- BRIEF
Write the listing below out again exactly, dropping the images.

- PROVIDED MATERIAL
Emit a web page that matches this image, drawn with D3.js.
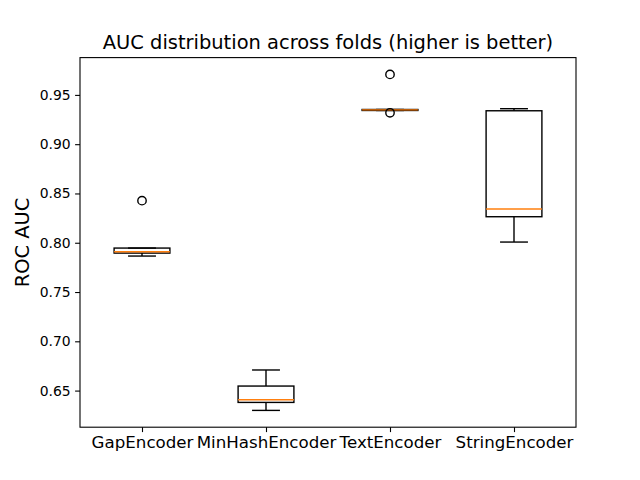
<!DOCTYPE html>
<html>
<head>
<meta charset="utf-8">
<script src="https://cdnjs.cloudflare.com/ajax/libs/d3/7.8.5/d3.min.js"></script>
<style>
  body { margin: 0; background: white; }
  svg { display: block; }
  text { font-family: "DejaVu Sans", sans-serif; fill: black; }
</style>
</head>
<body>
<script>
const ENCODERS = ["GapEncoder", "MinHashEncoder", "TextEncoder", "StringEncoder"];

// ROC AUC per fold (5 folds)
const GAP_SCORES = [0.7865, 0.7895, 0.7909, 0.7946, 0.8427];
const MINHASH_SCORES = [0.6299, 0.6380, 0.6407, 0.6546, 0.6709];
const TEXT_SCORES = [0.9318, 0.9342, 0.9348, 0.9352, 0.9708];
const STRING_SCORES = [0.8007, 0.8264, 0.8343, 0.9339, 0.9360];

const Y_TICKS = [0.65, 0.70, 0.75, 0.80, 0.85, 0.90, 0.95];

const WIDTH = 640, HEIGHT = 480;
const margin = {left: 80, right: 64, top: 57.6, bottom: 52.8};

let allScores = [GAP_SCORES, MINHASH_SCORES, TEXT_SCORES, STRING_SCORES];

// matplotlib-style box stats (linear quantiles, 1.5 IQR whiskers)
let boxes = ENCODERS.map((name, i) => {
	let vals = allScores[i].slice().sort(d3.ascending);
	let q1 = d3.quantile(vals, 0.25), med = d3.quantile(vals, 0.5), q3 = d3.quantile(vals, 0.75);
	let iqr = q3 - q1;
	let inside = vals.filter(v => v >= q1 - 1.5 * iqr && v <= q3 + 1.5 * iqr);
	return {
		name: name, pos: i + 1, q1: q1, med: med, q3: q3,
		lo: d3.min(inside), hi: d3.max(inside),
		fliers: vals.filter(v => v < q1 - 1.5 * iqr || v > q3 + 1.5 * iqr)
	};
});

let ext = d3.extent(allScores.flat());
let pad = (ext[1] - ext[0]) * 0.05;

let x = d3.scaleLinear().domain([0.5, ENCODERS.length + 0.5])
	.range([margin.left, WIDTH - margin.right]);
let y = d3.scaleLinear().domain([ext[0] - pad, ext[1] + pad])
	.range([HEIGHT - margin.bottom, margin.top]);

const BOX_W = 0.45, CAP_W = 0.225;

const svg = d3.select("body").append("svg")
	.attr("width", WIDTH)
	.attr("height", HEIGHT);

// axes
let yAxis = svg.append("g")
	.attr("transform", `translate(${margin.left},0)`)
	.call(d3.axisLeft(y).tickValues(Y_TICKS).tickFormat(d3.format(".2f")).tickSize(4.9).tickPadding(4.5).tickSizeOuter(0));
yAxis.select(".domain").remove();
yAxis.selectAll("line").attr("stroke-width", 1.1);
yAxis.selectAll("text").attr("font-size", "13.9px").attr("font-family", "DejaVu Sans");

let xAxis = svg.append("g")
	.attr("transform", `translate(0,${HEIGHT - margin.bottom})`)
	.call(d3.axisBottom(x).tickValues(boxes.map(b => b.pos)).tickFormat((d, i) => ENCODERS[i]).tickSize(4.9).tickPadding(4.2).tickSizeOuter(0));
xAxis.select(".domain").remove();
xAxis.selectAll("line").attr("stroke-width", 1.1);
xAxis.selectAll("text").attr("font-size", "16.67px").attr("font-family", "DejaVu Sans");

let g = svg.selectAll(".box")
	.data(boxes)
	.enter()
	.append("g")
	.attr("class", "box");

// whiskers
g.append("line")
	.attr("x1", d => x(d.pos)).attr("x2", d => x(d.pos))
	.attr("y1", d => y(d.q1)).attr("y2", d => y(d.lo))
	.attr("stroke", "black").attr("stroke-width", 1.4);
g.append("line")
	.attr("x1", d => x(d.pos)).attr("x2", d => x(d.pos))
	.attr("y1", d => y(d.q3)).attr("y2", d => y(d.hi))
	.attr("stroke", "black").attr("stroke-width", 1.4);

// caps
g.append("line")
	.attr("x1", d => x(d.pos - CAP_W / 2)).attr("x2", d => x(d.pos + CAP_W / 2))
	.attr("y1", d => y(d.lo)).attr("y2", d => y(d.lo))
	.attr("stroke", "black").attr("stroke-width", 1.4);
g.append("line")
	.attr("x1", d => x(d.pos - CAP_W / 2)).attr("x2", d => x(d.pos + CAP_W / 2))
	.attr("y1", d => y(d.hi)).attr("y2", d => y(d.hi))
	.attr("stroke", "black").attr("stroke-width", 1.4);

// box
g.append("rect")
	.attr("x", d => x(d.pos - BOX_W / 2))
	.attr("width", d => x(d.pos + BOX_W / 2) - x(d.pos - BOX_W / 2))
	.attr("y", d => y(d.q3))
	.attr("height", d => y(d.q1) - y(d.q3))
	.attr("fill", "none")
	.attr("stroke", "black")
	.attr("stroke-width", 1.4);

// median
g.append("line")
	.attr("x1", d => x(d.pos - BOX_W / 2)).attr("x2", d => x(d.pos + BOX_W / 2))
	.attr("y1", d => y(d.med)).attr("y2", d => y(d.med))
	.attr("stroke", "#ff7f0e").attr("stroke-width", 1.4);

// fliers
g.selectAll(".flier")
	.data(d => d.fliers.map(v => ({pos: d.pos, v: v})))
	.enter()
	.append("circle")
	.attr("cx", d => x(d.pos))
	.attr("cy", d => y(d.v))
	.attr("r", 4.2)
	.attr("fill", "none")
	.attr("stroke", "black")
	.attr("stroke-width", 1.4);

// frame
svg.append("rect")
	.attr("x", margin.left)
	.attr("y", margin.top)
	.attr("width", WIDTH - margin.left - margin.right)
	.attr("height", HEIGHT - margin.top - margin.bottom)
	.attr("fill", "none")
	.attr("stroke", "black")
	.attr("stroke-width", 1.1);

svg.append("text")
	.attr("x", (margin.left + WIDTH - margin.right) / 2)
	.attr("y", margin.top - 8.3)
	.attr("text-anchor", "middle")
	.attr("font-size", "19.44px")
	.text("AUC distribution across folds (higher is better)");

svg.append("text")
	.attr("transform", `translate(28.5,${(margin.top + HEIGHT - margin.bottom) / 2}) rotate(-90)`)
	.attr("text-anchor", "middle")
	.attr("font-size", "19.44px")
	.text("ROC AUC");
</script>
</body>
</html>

- SOLUTION FOR THIS TASK
Emit a web page that matches this image, drawn with D3.js.
<!DOCTYPE html>
<html>
<head>
<meta charset="utf-8">
<script src="https://cdnjs.cloudflare.com/ajax/libs/d3/7.8.5/d3.min.js"></script>
<style>
  body { margin: 0; background: white; }
  svg { display: block; }
  text { font-family: "DejaVu Sans", sans-serif; fill: black; }
</style>
</head>
<body>
<script>
const ENCODERS = ["GapEncoder", "MinHashEncoder", "TextEncoder", "StringEncoder"];

// ROC AUC per fold (5 folds)
const GAP_SCORES = [0.7865, 0.7895, 0.7909, 0.7946, 0.8427];
const MINHASH_SCORES = [0.6299, 0.6380, 0.6407, 0.6546, 0.6709];
const TEXT_SCORES = [0.9318, 0.9342, 0.9348, 0.9352, 0.9708];
const STRING_SCORES = [0.8007, 0.8264, 0.8343, 0.9339, 0.9360];

const Y_TICKS = [0.65, 0.70, 0.75, 0.80, 0.85, 0.90, 0.95];

const WIDTH = 640, HEIGHT = 480;
const margin = {left: 80, right: 64, top: 57.6, bottom: 52.8};

let allScores = [GAP_SCORES, MINHASH_SCORES, TEXT_SCORES, STRING_SCORES];

// matplotlib-style box stats (linear quantiles, 1.5 IQR whiskers)
let boxes = ENCODERS.map((name, i) => {
	let vals = allScores[i].slice().sort(d3.ascending);
	let q1 = d3.quantile(vals, 0.25), med = d3.quantile(vals, 0.5), q3 = d3.quantile(vals, 0.75);
	let iqr = q3 - q1;
	let inside = vals.filter(v => v >= q1 - 1.5 * iqr && v <= q3 + 1.5 * iqr);
	return {
		name: name, pos: i + 1, q1: q1, med: med, q3: q3,
		lo: d3.min(inside), hi: d3.max(inside),
		fliers: vals.filter(v => v < q1 - 1.5 * iqr || v > q3 + 1.5 * iqr)
	};
});

let ext = d3.extent(allScores.flat());
let pad = (ext[1] - ext[0]) * 0.05;

let x = d3.scaleLinear().domain([0.5, ENCODERS.length + 0.5])
	.range([margin.left, WIDTH - margin.right]);
let y = d3.scaleLinear().domain([ext[0] - pad, ext[1] + pad])
	.range([HEIGHT - margin.bottom, margin.top]);

const BOX_W = 0.45, CAP_W = 0.225;

const svg = d3.select("body").append("svg")
	.attr("width", WIDTH)
	.attr("height", HEIGHT);

// axes
let yAxis = svg.append("g")
	.attr("transform", `translate(${margin.left},0)`)
	.call(d3.axisLeft(y).tickValues(Y_TICKS).tickFormat(d3.format(".2f")).tickSize(4.9).tickPadding(4.5).tickSizeOuter(0));
yAxis.select(".domain").remove();
yAxis.selectAll("line").attr("stroke-width", 1.1);
yAxis.selectAll("text").attr("font-size", "13.9px").attr("font-family", "DejaVu Sans");

let xAxis = svg.append("g")
	.attr("transform", `translate(0,${HEIGHT - margin.bottom})`)
	.call(d3.axisBottom(x).tickValues(boxes.map(b => b.pos)).tickFormat((d, i) => ENCODERS[i]).tickSize(4.9).tickPadding(4.2).tickSizeOuter(0));
xAxis.select(".domain").remove();
xAxis.selectAll("line").attr("stroke-width", 1.1);
xAxis.selectAll("text").attr("font-size", "16.67px").attr("font-family", "DejaVu Sans");

let g = svg.selectAll(".box")
	.data(boxes)
	.enter()
	.append("g")
	.attr("class", "box");

// whiskers
g.append("line")
	.attr("x1", d => x(d.pos)).attr("x2", d => x(d.pos))
	.attr("y1", d => y(d.q1)).attr("y2", d => y(d.lo))
	.attr("stroke", "black").attr("stroke-width", 1.4);
g.append("line")
	.attr("x1", d => x(d.pos)).attr("x2", d => x(d.pos))
	.attr("y1", d => y(d.q3)).attr("y2", d => y(d.hi))
	.attr("stroke", "black").attr("stroke-width", 1.4);

// caps
g.append("line")
	.attr("x1", d => x(d.pos - CAP_W / 2)).attr("x2", d => x(d.pos + CAP_W / 2))
	.attr("y1", d => y(d.lo)).attr("y2", d => y(d.lo))
	.attr("stroke", "black").attr("stroke-width", 1.4);
g.append("line")
	.attr("x1", d => x(d.pos - CAP_W / 2)).attr("x2", d => x(d.pos + CAP_W / 2))
	.attr("y1", d => y(d.hi)).attr("y2", d => y(d.hi))
	.attr("stroke", "black").attr("stroke-width", 1.4);

// box
g.append("rect")
	.attr("x", d => x(d.pos - BOX_W / 2))
	.attr("width", d => x(d.pos + BOX_W / 2) - x(d.pos - BOX_W / 2))
	.attr("y", d => y(d.q3))
	.attr("height", d => y(d.q1) - y(d.q3))
	.attr("fill", "none")
	.attr("stroke", "black")
	.attr("stroke-width", 1.4);

// median
g.append("line")
	.attr("x1", d => x(d.pos - BOX_W / 2)).attr("x2", d => x(d.pos + BOX_W / 2))
	.attr("y1", d => y(d.med)).attr("y2", d => y(d.med))
	.attr("stroke", "#ff7f0e").attr("stroke-width", 1.4);

// fliers
g.selectAll(".flier")
	.data(d => d.fliers.map(v => ({pos: d.pos, v: v})))
	.enter()
	.append("circle")
	.attr("cx", d => x(d.pos))
	.attr("cy", d => y(d.v))
	.attr("r", 4.2)
	.attr("fill", "none")
	.attr("stroke", "black")
	.attr("stroke-width", 1.4);

// frame
svg.append("rect")
	.attr("x", margin.left)
	.attr("y", margin.top)
	.attr("width", WIDTH - margin.left - margin.right)
	.attr("height", HEIGHT - margin.top - margin.bottom)
	.attr("fill", "none")
	.attr("stroke", "black")
	.attr("stroke-width", 1.1);

svg.append("text")
	.attr("x", (margin.left + WIDTH - margin.right) / 2)
	.attr("y", margin.top - 8.3)
	.attr("text-anchor", "middle")
	.attr("font-size", "19.44px")
	.text("AUC distribution across folds (higher is better)");

svg.append("text")
	.attr("transform", `translate(28.5,${(margin.top + HEIGHT - margin.bottom) / 2}) rotate(-90)`)
	.attr("text-anchor", "middle")
	.attr("font-size", "19.44px")
	.text("ROC AUC");
</script>
</body>
</html>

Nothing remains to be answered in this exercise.